WHAT IS BEING ASKED
Repeat the listing that follows, character for character, minus the pictures.
-- BEGIN SOURCE EXCERPT --
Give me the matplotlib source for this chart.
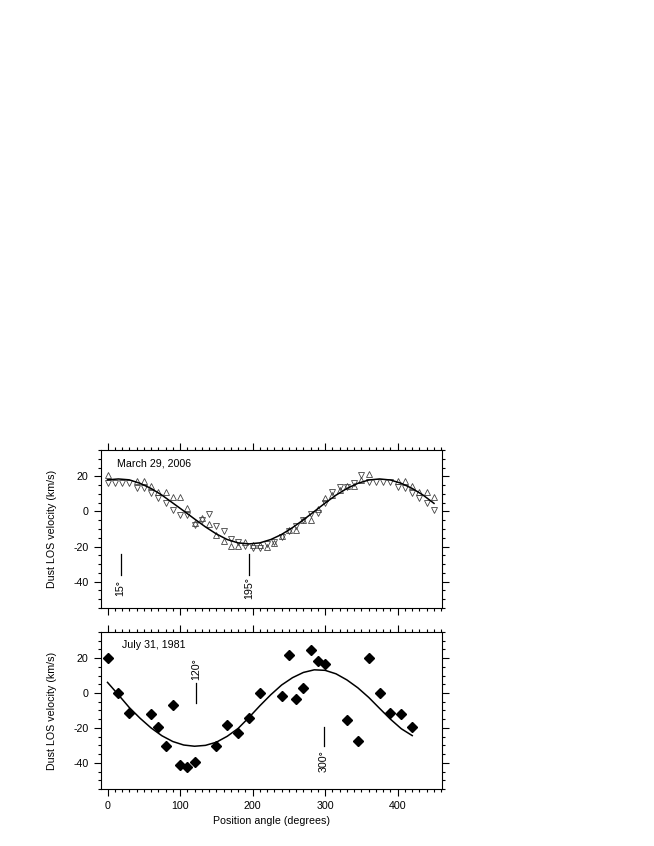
import numpy as np
import matplotlib.pyplot as plt

plt.rcParams['font.family'] = ['Liberation Sans', 'DejaVu Sans']
plt.rcParams['font.size'] = 7.7
plt.rcParams['axes.unicode_minus'] = False

# --- March 29, 2006 (top panel) ---
up_deg = [0, 40, 50, 60, 70, 80, 90, 100, 110, 120, 130, 140, 150, 160, 170, 180,
          190, 200, 210, 220, 230, 240, 250, 260, 270, 280, 290, 300, 310, 320,
          330, 340, 350, 360, 400, 410, 420, 430, 440, 450]
up_vel = [20.8, 17.5, 17.5, 14.5, 11.2, 11.2, 8.0, 8.0, 1.7, -6.5, -4.0, -6.9,
          -13.6, -16.8, -19.9, -19.9, -17.4, -19.0, -19.0, -20.2, -18.0, -14.0,
          -10.5, -10.7, -4.6, -5.0, 1.3, 7.5, 9.5, 12.0, 14.5, 14.5, 18.0, 21.1,
          17.4, 17.4, 14.7, 11.2, 11.2, 8.0]

down_deg = list(range(0, 451, 10))
down_vel = [16.4, 16.4, 16.4, 16.4, 13.2, 13.2, 10.3, 7.5, 4.6, 1.1, -2.1, -2.1,
            -8.0, -5.0, -1.7, -8.2, -11.1, -15.5, -17.4, -19.9, -20.6, -20.6,
            -18.5, -17.4, -14.5, -11.1, -8.5, -4.6, -1.7, -1.0, 5.0, 10.8, 13.7,
            14.0, 16.4, 20.5, 16.6, 16.6, 16.6, 16.6, 13.7, 13.2, 10.7, 7.5, 4.6, 1.1]

fit06_deg = list(range(0, 451, 15))
fit06_vel = [18.0, 18.5, 18.0, 16.0, 13.1, 9.3, 4.8, 0.3, -4.3, -8.8, -12.8, -16.0,
             -17.9, -18.5, -17.9, -16.0, -13.1, -9.2, -4.8, 0.0, 4.8, 9.3, 13.1,
             16.0, 17.9, 18.5, 17.9, 16.0, 13.1, 9.3, 4.6]

# --- July 31, 1981 (bottom panel) ---
d81_deg = [0, 15, 30, 60, 70, 80, 90, 100, 110, 120, 150, 165, 180, 195, 210,
           240, 250, 260, 270, 280, 290, 300, 330, 345, 360, 375, 390, 405, 420]
d81_vel = [20, 0, -11.4, -11.8, -19.6, -30.5, -6.7, -41.5, -42.5, -39.3, -30.5,
           -18.1, -23.1, -14.5, 0.2, -1.5, 22, -3.3, 3, 24.4, 18.5, 16.7, -15.6,
           -27.4, 20, 0, -11.4, -11.8, -19.6]

fit81_deg = list(range(0, 421, 15))
fit81_vel = [6.1, -1.0, -8.3, -14.5, -20.0, -24.5, -27.8, -29.8, -30.5, -30.0,
             -28.2, -24.8, -20.3, -14.0, -7.3, -1.0, 4.6, 8.8, 11.8, 13.3, 13.0,
             11.0, 7.5, 3.0, -2.5, -8.8, -15.0, -20.5, -24.4]

fig = plt.figure(figsize=(6.54, 8.46), dpi=100)
ax1 = fig.add_axes([0.1544, 0.2813, 0.5214, 0.1868])
ax2 = fig.add_axes([0.1544, 0.0674, 0.5214, 0.1856])

for ax in (ax1, ax2):
    ax.set_xlim(-9, 461)
    ax.set_ylim(-55, 35)
    ax.set_xticks([0, 100, 200, 300, 400])
    ax.set_xticks(np.arange(0, 461, 10), minor=True)
    ax.set_yticks([-40, -20, 0, 20])
    ax.set_yticks(np.arange(-55, 36, 5), minor=True)
    ax.tick_params(which='both', direction='out', top=True, right=True, width=0.8)
    ax.tick_params(which='major', length=5, pad=4)
    ax.tick_params(which='minor', length=2.5)
    for s in ax.spines.values():
        s.set_linewidth(0.8)
    ax.set_ylabel('Dust LOS velocity (km/s)')
    ax.yaxis.set_label_coords(-0.13, 0.5)

ax1.tick_params(labelbottom=False)

# top panel
ax1.plot(up_deg, up_vel, linestyle='none', marker='^', ms=4.6, mfc='none',
         mec='#444444', mew=0.6)
ax1.plot(down_deg, down_vel, linestyle='none', marker='v', ms=4.6, mfc='none',
         mec='#444444', mew=0.6)
ax1.plot(fit06_deg, fit06_vel, color='black', lw=1.1)
ax1.text(0.048, 0.915, 'March 29, 2006', transform=ax1.transAxes, va='center')

ax1.plot([18, 18], [-24.5, -36], color='black', lw=0.9)
ax1.text(18, -43.5, '15°', rotation=90, ha='center', va='center')
ax1.plot([195.5, 195.5], [-24.5, -36], color='black', lw=0.9)
ax1.text(195.5, -43.5, '195°', rotation=90, ha='center', va='center')

# bottom panel
ax2.plot(d81_deg, d81_vel, linestyle='none', marker='D', ms=4.8, color='black')
ax2.plot(fit81_deg, fit81_vel, color='black', lw=1.1)
ax2.text(0.061, 0.917, 'July 31, 1981', transform=ax2.transAxes, va='center')

ax2.plot([122, 122], [5.7, -5.7], color='black', lw=0.9)
ax2.text(122, 13.6, '120°', rotation=90, ha='center', va='center')
ax2.plot([298, 298], [-19.4, -30.5], color='black', lw=0.9)
ax2.text(298, -38.8, '300°', rotation=90, ha='center', va='center')

ax2.set_xlabel('Position angle (degrees)')
ax2.xaxis.set_label_coords(0.5, -0.17)

fig.savefig('out.png', dpi=100)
-- END SOURCE EXCERPT --
REPLY TO THE TASK
Give me the matplotlib source for this chart.
import numpy as np
import matplotlib.pyplot as plt

plt.rcParams['font.family'] = ['Liberation Sans', 'DejaVu Sans']
plt.rcParams['font.size'] = 7.7
plt.rcParams['axes.unicode_minus'] = False

# --- March 29, 2006 (top panel) ---
up_deg = [0, 40, 50, 60, 70, 80, 90, 100, 110, 120, 130, 140, 150, 160, 170, 180,
          190, 200, 210, 220, 230, 240, 250, 260, 270, 280, 290, 300, 310, 320,
          330, 340, 350, 360, 400, 410, 420, 430, 440, 450]
up_vel = [20.8, 17.5, 17.5, 14.5, 11.2, 11.2, 8.0, 8.0, 1.7, -6.5, -4.0, -6.9,
          -13.6, -16.8, -19.9, -19.9, -17.4, -19.0, -19.0, -20.2, -18.0, -14.0,
          -10.5, -10.7, -4.6, -5.0, 1.3, 7.5, 9.5, 12.0, 14.5, 14.5, 18.0, 21.1,
          17.4, 17.4, 14.7, 11.2, 11.2, 8.0]

down_deg = list(range(0, 451, 10))
down_vel = [16.4, 16.4, 16.4, 16.4, 13.2, 13.2, 10.3, 7.5, 4.6, 1.1, -2.1, -2.1,
            -8.0, -5.0, -1.7, -8.2, -11.1, -15.5, -17.4, -19.9, -20.6, -20.6,
            -18.5, -17.4, -14.5, -11.1, -8.5, -4.6, -1.7, -1.0, 5.0, 10.8, 13.7,
            14.0, 16.4, 20.5, 16.6, 16.6, 16.6, 16.6, 13.7, 13.2, 10.7, 7.5, 4.6, 1.1]

fit06_deg = list(range(0, 451, 15))
fit06_vel = [18.0, 18.5, 18.0, 16.0, 13.1, 9.3, 4.8, 0.3, -4.3, -8.8, -12.8, -16.0,
             -17.9, -18.5, -17.9, -16.0, -13.1, -9.2, -4.8, 0.0, 4.8, 9.3, 13.1,
             16.0, 17.9, 18.5, 17.9, 16.0, 13.1, 9.3, 4.6]

# --- July 31, 1981 (bottom panel) ---
d81_deg = [0, 15, 30, 60, 70, 80, 90, 100, 110, 120, 150, 165, 180, 195, 210,
           240, 250, 260, 270, 280, 290, 300, 330, 345, 360, 375, 390, 405, 420]
d81_vel = [20, 0, -11.4, -11.8, -19.6, -30.5, -6.7, -41.5, -42.5, -39.3, -30.5,
           -18.1, -23.1, -14.5, 0.2, -1.5, 22, -3.3, 3, 24.4, 18.5, 16.7, -15.6,
           -27.4, 20, 0, -11.4, -11.8, -19.6]

fit81_deg = list(range(0, 421, 15))
fit81_vel = [6.1, -1.0, -8.3, -14.5, -20.0, -24.5, -27.8, -29.8, -30.5, -30.0,
             -28.2, -24.8, -20.3, -14.0, -7.3, -1.0, 4.6, 8.8, 11.8, 13.3, 13.0,
             11.0, 7.5, 3.0, -2.5, -8.8, -15.0, -20.5, -24.4]

fig = plt.figure(figsize=(6.54, 8.46), dpi=100)
ax1 = fig.add_axes([0.1544, 0.2813, 0.5214, 0.1868])
ax2 = fig.add_axes([0.1544, 0.0674, 0.5214, 0.1856])

for ax in (ax1, ax2):
    ax.set_xlim(-9, 461)
    ax.set_ylim(-55, 35)
    ax.set_xticks([0, 100, 200, 300, 400])
    ax.set_xticks(np.arange(0, 461, 10), minor=True)
    ax.set_yticks([-40, -20, 0, 20])
    ax.set_yticks(np.arange(-55, 36, 5), minor=True)
    ax.tick_params(which='both', direction='out', top=True, right=True, width=0.8)
    ax.tick_params(which='major', length=5, pad=4)
    ax.tick_params(which='minor', length=2.5)
    for s in ax.spines.values():
        s.set_linewidth(0.8)
    ax.set_ylabel('Dust LOS velocity (km/s)')
    ax.yaxis.set_label_coords(-0.13, 0.5)

ax1.tick_params(labelbottom=False)

# top panel
ax1.plot(up_deg, up_vel, linestyle='none', marker='^', ms=4.6, mfc='none',
         mec='#444444', mew=0.6)
ax1.plot(down_deg, down_vel, linestyle='none', marker='v', ms=4.6, mfc='none',
         mec='#444444', mew=0.6)
ax1.plot(fit06_deg, fit06_vel, color='black', lw=1.1)
ax1.text(0.048, 0.915, 'March 29, 2006', transform=ax1.transAxes, va='center')

ax1.plot([18, 18], [-24.5, -36], color='black', lw=0.9)
ax1.text(18, -43.5, '15°', rotation=90, ha='center', va='center')
ax1.plot([195.5, 195.5], [-24.5, -36], color='black', lw=0.9)
ax1.text(195.5, -43.5, '195°', rotation=90, ha='center', va='center')

# bottom panel
ax2.plot(d81_deg, d81_vel, linestyle='none', marker='D', ms=4.8, color='black')
ax2.plot(fit81_deg, fit81_vel, color='black', lw=1.1)
ax2.text(0.061, 0.917, 'July 31, 1981', transform=ax2.transAxes, va='center')

ax2.plot([122, 122], [5.7, -5.7], color='black', lw=0.9)
ax2.text(122, 13.6, '120°', rotation=90, ha='center', va='center')
ax2.plot([298, 298], [-19.4, -30.5], color='black', lw=0.9)
ax2.text(298, -38.8, '300°', rotation=90, ha='center', va='center')

ax2.set_xlabel('Position angle (degrees)')
ax2.xaxis.set_label_coords(0.5, -0.17)

fig.savefig('out.png', dpi=100)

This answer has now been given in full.